Grace Young doesn't just talk the talk. She woks the wok, determined to preserve a 2,000-year-old tradition that she believes is on the brink of extinction. "In America, the wok has become an endangered cooking utensil in the home," says the native San Franciscan, whose new book The Breath of a Wok demystifies the big pan.
"Don't get me wrong," she warns. "The wok will always be used in Chinese restaurants. But there has been a huge movement in the United States [toward] nonstick-coated cookware, which I find really appalling because the more you cook in a wok, the more it naturally becomes nonstick. Yet most people are intimidated by the wok because they don't understand the principles of seasoning" -- a process that is traditionally called "opening" the wok -- "and then keeping a pan for years. I also find it really sad to see that that old-world wok cooking tradition is not being passed on."

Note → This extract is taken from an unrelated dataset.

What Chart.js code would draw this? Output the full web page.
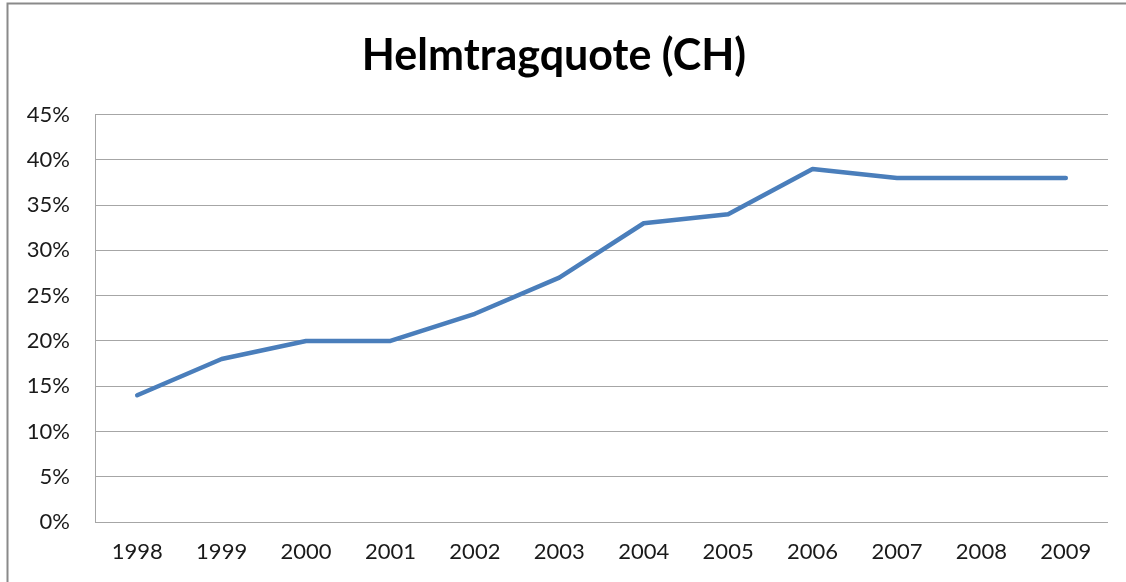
<!DOCTYPE html>
<html>
<head>
  <title>Helmtragquote (CH)</title>
  <script src="https://cdn.jsdelivr.net/npm/chart.js"></script>
  <style>
    html, body { margin: 0; padding: 0; background: #fff; }
    .chart-container { position: relative; width: 1126px; height: 582px; }
  </style>
</head>
<body>
  <div class="chart-container">
    <canvas id="chartHelmet"></canvas>
  </div>
  <script>
    const years = ['1998', '1999', '2000', '2001', '2002', '2003', '2004', '2005', '2006', '2007', '2008', '2009'];
    const helmetRate = [14, 18, 20, 20, 23, 27, 33, 34, 39, 38, 38, 38];
    const yTicks = [0, 5, 10, 15, 20, 25, 30, 35, 40, 45];

    const fontFamily = 'Lato, "Open Sans", sans-serif';

    // outer frame of the chart (top + left edges visible)
    const framePlugin = {
      id: 'frame',
      beforeDraw(chart) {
        const ctx = chart.ctx;
        ctx.save();
        ctx.strokeStyle = '#8a8a8a';
        ctx.lineWidth = 2;
        ctx.beginPath();
        ctx.moveTo(7.5, 582);
        ctx.lineTo(7.5, 3.5);
        ctx.lineTo(1126, 3.5);
        ctx.stroke();
        ctx.restore();
      }
    };

    const ctx = document.getElementById('chartHelmet').getContext('2d');
    new Chart(ctx, {
      type: 'line',
      data: {
        labels: years,
        datasets: [{
          label: 'Helmtragquote',
          data: helmetRate,
          borderColor: '#4A7EBB',
          backgroundColor: '#4A7EBB',
          borderWidth: 4.5,
          pointRadius: 0,
          tension: 0,
          fill: false,
          borderCapStyle: 'round',
          borderJoinStyle: 'round'
        }]
      },
      options: {
        responsive: true,
        maintainAspectRatio: false,
        animation: false,
        layout: { padding: { left: 0, right: 18, top: 0, bottom: 0 } },
        plugins: {
          legend: { display: false },
          tooltip: { enabled: false },
          title: {
            display: true,
            text: 'Helmtragquote (CH)',
            color: '#000',
            font: { family: fontFamily, size: 43, weight: 'bold' },
            padding: { top: 30, bottom: 33 }
          }
        },
        scales: {
          x: {
            offset: true,
            grid: { display: false, drawTicks: false },
            border: { display: false },
            ticks: {
              color: '#1a1a1a',
              font: { family: fontFamily, size: 22 },
              padding: 17,
              maxRotation: 0,
              autoSkip: false
            },
            afterFit(scale) { scale.height = 60; }
          },
          y: {
            min: 0,
            max: 45,
            afterBuildTicks(scale) {
              scale.ticks = yTicks.map(v => ({ value: v }));
            },
            grid: { color: '#a6a6a6', lineWidth: 1, drawTicks: false },
            border: { display: true, color: '#a6a6a6', width: 1 },
            ticks: {
              color: '#1a1a1a',
              font: { family: fontFamily, size: 22 },
              padding: 25,
              callback: v => v + '%'
            },
            afterFit(scale) { scale.width = 95; }
          }
        }
      },
      plugins: [framePlugin]
    });
  </script>
</body>
</html>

As a descendant of elders who emigrated during the Japanese occupation of China, Young is acutely aware that a lot of other Chinese Americans grew up in wokless homes. She understands all too well how easy it is to eschew traditional cooking techniques and finally to forget and lose them.

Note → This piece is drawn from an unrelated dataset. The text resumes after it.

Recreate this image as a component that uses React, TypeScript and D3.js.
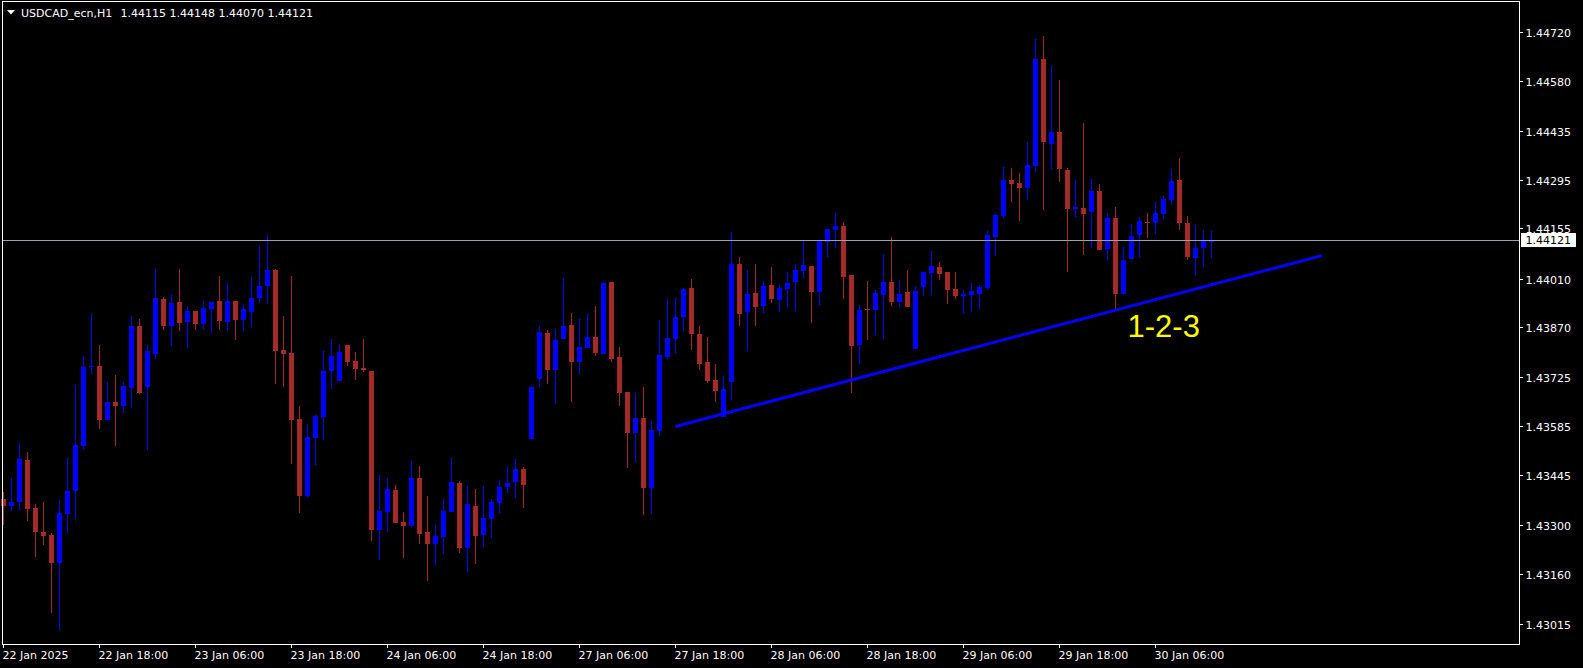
import React from "react";
import * as d3 from "d3";

const symbolTitle = "USDCAD_ecn,H1";
const lastQuote = ["1.44115", "1.44148", "1.44070", "1.44121"];
const bidPrice = 1.44121;

const openPrices = [
  1.43375, 1.43356, 1.43367, 1.43487, 1.43349, 1.4328, 1.43271, 1.43192, 1.43333, 1.43399,
  1.43529, 1.43755, 1.43758, 1.43603, 1.43654, 1.43644, 1.43696, 1.43873, 1.43697, 1.43793,
  1.43951, 1.43874, 1.43942, 1.43886, 1.43916, 1.4388, 1.43923, 1.43945, 1.43886, 1.43945,
  1.43891, 1.43914, 1.43955, 1.43989, 1.44034, 1.43804, 1.43795, 1.43605, 1.43384, 1.43551,
  1.43612, 1.43744, 1.43716, 1.43818, 1.43772, 1.43753, 1.43743, 1.43287, 1.43338, 1.43401,
  1.43309, 1.43298, 1.43435, 1.4328, 1.43246, 1.43266, 1.43338, 1.43421, 1.43235, 1.43355,
  1.43272, 1.43318, 1.43364, 1.4341, 1.43425, 1.43461, 1.43549, 1.43721, 1.43853, 1.43747,
  1.43837, 1.43876, 1.4377, 1.43811, 1.43841, 1.43793, 1.44, 1.43784, 1.43683, 1.43566,
  1.43608, 1.43408, 1.43571, 1.43784, 1.43836, 1.43899, 1.43983, 1.4385, 1.43769, 1.43718,
  1.43611, 1.43713, 1.44052, 1.43914, 1.43968, 1.43932, 1.43991, 1.43949, 1.4398, 1.44001,
  1.44032, 1.44046, 1.43971, 1.44116, 1.44151, 1.44161, 1.4402, 1.4382, 1.43922, 1.43918,
  1.43964, 1.44, 1.43943, 1.43971, 1.43808, 1.43986, 1.44026, 1.44043, 1.44029, 1.4398,
  1.43961, 1.43963, 1.43966, 1.43984, 1.4413, 1.44191, 1.44294, 1.44285, 1.44272, 1.44335,
  1.44642, 1.44398, 1.44432, 1.44323, 1.4421, 1.44213, 1.44203, 1.44262, 1.44096, 1.44184,
  1.43966, 1.44067, 1.44134, 1.44174, 1.4417, 1.44197, 1.44237, 1.44294, 1.4417, 1.4407,
  1.44099, 1.44115,
];
const highPrices = [
  1.43394, 1.43435, 1.43536, 1.4351, 1.43361, 1.43366, 1.43277, 1.43372, 1.43493, 1.43703,
  1.43787, 1.43908, 1.43818, 1.43712, 1.43732, 1.43712, 1.43902, 1.43893, 1.43818, 1.44037,
  1.43957, 1.43962, 1.44037, 1.43931, 1.43916, 1.43945, 1.43942, 1.44017, 1.43997, 1.43945,
  1.43937, 1.44014, 1.44105, 1.44135, 1.44037, 1.43902, 1.44017, 1.43643, 1.43591, 1.43617,
  1.43801, 1.43836, 1.43821, 1.43818, 1.43798, 1.43836, 1.43743, 1.43444, 1.43435, 1.43415,
  1.43337, 1.43484, 1.4347, 1.43384, 1.433, 1.43375, 1.43493, 1.43427, 1.43412, 1.43404,
  1.43412, 1.43375, 1.4343, 1.43467, 1.4349, 1.43467, 1.437, 1.43873, 1.43862, 1.43865,
  1.44011, 1.43911, 1.43893, 1.43908, 1.43931, 1.44, 1.44, 1.43813, 1.43683, 1.4368,
  1.43697, 1.436, 1.4389, 1.43951, 1.43954, 1.43983, 1.44009, 1.43873, 1.43841, 1.43764,
  1.43729, 1.44145, 1.44072, 1.44034, 1.44052, 1.44003, 1.44043, 1.43991, 1.44029, 1.44052,
  1.44121, 1.44046, 1.44121, 1.44153, 1.44199, 1.44173, 1.4402, 1.43934, 1.44003, 1.43977,
  1.44078, 1.4413, 1.44006, 1.44035, 1.43986, 1.44029, 1.44089, 1.44058, 1.44029, 1.44029,
  1.43977, 1.43997, 1.43991, 1.44147, 1.44196, 1.44331, 1.44328, 1.44314, 1.44403, 1.447,
  1.44709, 1.44622, 1.44582, 1.44328, 1.44294, 1.44458, 1.44297, 1.44282, 1.44199, 1.44216,
  1.44101, 1.44167, 1.44187, 1.44199, 1.4423, 1.44248, 1.44326, 1.44357, 1.4419, 1.44164,
  1.4415, 1.44148,
];
const lowPrices = [
  1.433, 1.4334, 1.43344, 1.43313, 1.43209, 1.43243, 1.43046, 1.42998, 1.43277, 1.43318,
  1.4352, 1.43736, 1.43577, 1.43602, 1.43529, 1.43623, 1.43638, 1.43677, 1.43517, 1.43779,
  1.43863, 1.43817, 1.4386, 1.43811, 1.43863, 1.43865, 1.43854, 1.43863, 1.4386, 1.43834,
  1.4386, 1.43871, 1.4394, 1.43937, 1.43707, 1.43698, 1.43477, 1.43335, 1.43381, 1.43474,
  1.43546, 1.43693, 1.43716, 1.43759, 1.43719, 1.43742, 1.43255, 1.432, 1.43281, 1.43307,
  1.43206, 1.43295, 1.43246, 1.4314, 1.43186, 1.43217, 1.43338, 1.4322, 1.43166, 1.43189,
  1.43238, 1.43264, 1.43335, 1.43393, 1.43379, 1.4335, 1.43549, 1.43698, 1.43707, 1.43649,
  1.43837, 1.43655, 1.43736, 1.43811, 1.43787, 1.43793, 1.4377, 1.43644, 1.43465, 1.43483,
  1.4333, 1.43333, 1.43557, 1.43778, 1.43795, 1.43859, 1.43804, 1.43746, 1.43709, 1.43654,
  1.43611, 1.43661, 1.43874, 1.43802, 1.43874, 1.43912, 1.4394, 1.43915, 1.43929, 1.43917,
  1.44012, 1.43883, 1.43934, 1.44072, 1.44099, 1.43952, 1.43681, 1.43765, 1.43834, 1.43848,
  1.43837, 1.43932, 1.43929, 1.43929, 1.43808, 1.43961, 1.43964, 1.44007, 1.43938, 1.43952,
  1.43912, 1.43915, 1.43923, 1.43981, 1.44076, 1.44185, 1.44231, 1.44177, 1.44237, 1.44318,
  1.44208, 1.44325, 1.44289, 1.4403, 1.44188, 1.44079, 1.44099, 1.44093, 1.44062, 1.43923,
  1.43966, 1.44067, 1.44073, 1.44128, 1.44138, 1.44182, 1.44226, 1.44151, 1.44062, 1.44018,
  1.44044, 1.4407,
];
const closePrices = [
  1.43356, 1.43366, 1.4349, 1.43347, 1.43281, 1.43269, 1.43192, 1.43335, 1.43398, 1.4353,
  1.43755, 1.43758, 1.43602, 1.43654, 1.43644, 1.437, 1.43873, 1.4368, 1.43801, 1.43954,
  1.43874, 1.43939, 1.43883, 1.43916, 1.4388, 1.43925, 1.43942, 1.43889, 1.43945, 1.43891,
  1.43922, 1.43954, 1.43988, 1.44034, 1.43802, 1.43793, 1.43603, 1.43384, 1.43553, 1.43614,
  1.43743, 1.43787, 1.43798, 1.4377, 1.4375, 1.43747, 1.43287, 1.4334, 1.43404, 1.43307,
  1.43298, 1.43435, 1.43275, 1.43246, 1.43268, 1.4334, 1.43424, 1.43235, 1.43361, 1.43269,
  1.4332, 1.43366, 1.43409, 1.43421, 1.43461, 1.43416, 1.43697, 1.43856, 1.43747, 1.43833,
  1.43873, 1.4377, 1.43813, 1.43841, 1.43795, 1.43997, 1.43779, 1.43681, 1.43566, 1.43608,
  1.43408, 1.43574, 1.4379, 1.43839, 1.43899, 1.4398, 1.4385, 1.43764, 1.43715, 1.43686,
  1.43692, 1.44052, 1.43909, 1.43965, 1.43929, 1.43988, 1.43952, 1.43983, 1.43997, 1.44035,
  1.44049, 1.43971, 1.44118, 1.44153, 1.44161, 1.44014, 1.43817, 1.43919, 1.43918, 1.43968,
  1.44, 1.43943, 1.43966, 1.43929, 1.43974, 1.44029, 1.44046, 1.44024, 1.43978, 1.43961,
  1.43966, 1.43974, 1.43986, 1.44135, 1.44193, 1.44294, 1.44283, 1.44272, 1.44337, 1.44642,
  1.44404, 1.44432, 1.44326, 1.44211, 1.44215, 1.44197, 1.44262, 1.44093, 1.44184, 1.43966,
  1.44063, 1.44133, 1.44176, 1.44171, 1.44199, 1.44239, 1.44291, 1.44171, 1.44073, 1.44098,
  1.44118, 1.44121,
];

const priceTicks = [
  1.4472, 1.4458, 1.44435, 1.44295, 1.44155, 1.4401, 1.4387, 1.43725, 1.43585, 1.43445,
  1.433, 1.4316, 1.43015,
];
const timeTickBars = [0, 12, 24, 36, 48, 60, 72, 84, 96, 108, 120, 132, 144];
const timeTickLabels = [
  "22 Jan 2025", "22 Jan 18:00", "23 Jan 06:00", "23 Jan 18:00", "24 Jan 06:00",
  "24 Jan 18:00", "27 Jan 06:00", "27 Jan 18:00", "28 Jan 06:00", "28 Jan 18:00",
  "29 Jan 06:00", "29 Jan 18:00", "30 Jan 06:00",
];

const trendBars = [84, 164.8];
const trendPrices = [1.43584, 1.44076];
const noteText = "1-2-3";
const noteBar = 140.5;
const notePrice = 1.43842;

const W = 1583;
const H = 668;
const FRAME = { left: 2, top: 1, right: 1519, bottom: 644 };
const BULL = "#0000ff";
const BEAR = "#a52a2a";
const FONT = "'DejaVu Sans', Tahoma, sans-serif";

export default function App() {
  const n = openPrices.length;
  const x = d3.scaleLinear().domain([0, n - 1]).range([3.5, 3.5 + 8 * (n - 1)]);
  const y = d3.scaleLinear().domain([1.429574, 1.448065]).range([644, 2]);

  const candles = openPrices.map((o, i) => {
    const c = closePrices[i];
    const col = Math.round(x(i) - 0.5);
    const bt = Math.round(y(Math.max(o, c)));
    const bb = Math.round(y(Math.min(o, c)));
    const wt = Math.round(y(highPrices[i]));
    const wb = Math.round(y(lowPrices[i]));
    const color = c >= o ? BULL : BEAR;
    return (
      <g key={i} fill={color}>
        <rect x={col} y={wt} width={1} height={Math.max(1, wb - wt)} />
        <rect x={col - 2} y={bt} width={5} height={Math.max(1, bb - bt)} />
      </g>
    );
  });

  const bidY = Math.floor(y(bidPrice)) + 0.5;

  return (
    <svg
      width={W}
      height={H}
      style={{ position: "fixed", left: 0, top: 0, display: "block", background: "#000" }}
    >
      <rect x={0} y={0} width={W} height={H} fill="#000" />
      <g shapeRendering="crispEdges">{candles}</g>

      <line
        x1={FRAME.left}
        x2={FRAME.right}
        y1={bidY}
        y2={bidY}
        stroke="#9aa3ad"
        strokeWidth={1}
        shapeRendering="crispEdges"
      />

      <line
        x1={x(trendBars[0])}
        y1={y(trendPrices[0])}
        x2={x(trendBars[1])}
        y2={y(trendPrices[1])}
        stroke={BULL}
        strokeWidth={3}
      />

      <text
        x={x(noteBar)}
        y={y(notePrice)}
        fill="#ffff00"
        fontFamily="'Liberation Sans', Arial, sans-serif"
        fontSize={31}
      >
        {noteText}
      </text>

      <rect
        x={FRAME.left + 0.5}
        y={FRAME.top + 0.5}
        width={FRAME.right - FRAME.left}
        height={FRAME.bottom - FRAME.top}
        fill="none"
        stroke="#fff"
        strokeWidth={1}
        shapeRendering="crispEdges"
      />

      {priceTicks.map((t) => {
        const ty = Math.round(y(t));
        return (
          <g key={t}>
            <line x1={1520} x2={1523} y1={ty + 0.5} y2={ty + 0.5} stroke="#fff" shapeRendering="crispEdges" />
            <text x={1525.5} y={ty + 4.5} fill="#fff" fontFamily={FONT} fontSize={11}>
              {t.toFixed(5)}
            </text>
          </g>
        );
      })}

      <rect x={1521} y={233} width={55} height={14} fill="#fff" />
      <text x={1525.5} y={244} fill="#000" fontFamily={FONT} fontSize={11}>
        {bidPrice.toFixed(5)}
      </text>

      {timeTickBars.map((b, i) => {
        const tx = Math.round(x(b) - 0.5);
        return (
          <g key={b}>
            <line x1={tx + 0.5} x2={tx + 0.5} y1={645} y2={648} stroke="#fff" shapeRendering="crispEdges" />
            <text x={tx - 0.5} y={659} fill="#fff" fontFamily={FONT} fontSize={11}>
              {timeTickLabels[i]}
            </text>
          </g>
        );
      })}

      <polygon points="7,10 15,10 11,14.5" fill="#fff" />
      <text x={21} y={17} fill="#fff" fontFamily={FONT} fontSize={11}>
        {symbolTitle}
      </text>
      <text x={120.5} y={17} fill="#fff" fontFamily={FONT} fontSize={11}>
        {lastQuote.join(" ")}
      </text>
    </svg>
  );
}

"For Chinese Americans, as with Italian Americans or Mexican Americans or African Americans, all of us now live such quick and fast lives that it's difficult to pass on our culinary heritage" -- all the more reason, she insists, that it behooves us all to record family recipes.
"The taste of your own family's cooking is one of the greatest comforts a person can have," says Young, adding that a meal made with a wok is "a connection in my soul to the long lineage of Chinese cooks before me."
The daughter of a liquor salesman who knew all of Chinatown's top chefs, Young remembers countless family outings at local restaurants: Her father would hurry into the kitchen to ensure that the meal would exude wok hay, a Cantonese term which Young defines as the "prized, elusive, seared taste that comes only from stir-frying in a wok." To achieve wok hay, small amounts of food must be stir-fried rapidly over an extremely high heat and then eaten almost as quickly because that essence lingers only for a few minutes; once the food starts to cool off, it's gone.
Part memoir and part anthropological exploration, The Breath of a Wok includes 125 recipes for stir-fried, smoked, pan-fried, braised, boiled, poached, steamed, and deep-fried dishes supplied by home cooks and master chefs such as Martin Yan, Ming Tsai, and Florence Lin. Oakland-born Amy Tan makes an appearance in the book too, as Young describes Tan preparing New Year dumplings with her sisters.
Woks became trendy implements in American kitchens circa 1972 and have been mainstays ever since. But most of their owners still have no idea how to use them, ending up with goopy stews and watery steamed chunks that many cooks try to convince themselves "taste Asian," yet lack any trace of wok hay.
Horrified by such misconceptions, Young staged a "wok-a-thon" a few years ago, inviting her entire extended family in hopes of yielding classic examples of wok hay while creating recipes for the book she planned to write. Unfortunately, only one of the relatives showed up with a wok. Everyone else brought skillets, which put Young and her collaborator, award-winning food photographer Alan Richardson, in serious doubt about the future of their project. If even her own family members had given up on the wok, then why bother to write a book about it? Richardson noted with despair that the Westernization of Chinese Americans was making woks pretty much obsolete in this country. Young sought inspiration -- and hope -- in her childhood memories of Hong Kong, scene of family vacations during which she witnessed what she calls "wok culture" everywhere. She cherished those long-ago images of Hong Kongers not only cooking in woks on city streets, but also washing clothes and dishes in woks and using the pans to perform other household chores.
Arriving in Hong Kong with Richardson, Young got a shock. Aiming to give the streets a cleaner look, the government had officially banned the use of woks outdoors. But over the border in mainland China, the coauthors found old-world wok culture embodied in street vendors who prepared alfresco meals and snacks in woks heated by portable incinerators -- often late at night.
Last fall, Young and Richardson were guest curators for a wok exhibition at New York University'sAsian/Pacific/American Gallery. But for the author, they aren't mere artifacts. At home, in front of the stove, she sets her flat-bottomed carbon-steel pan on the burner and turns the heat up very, very high.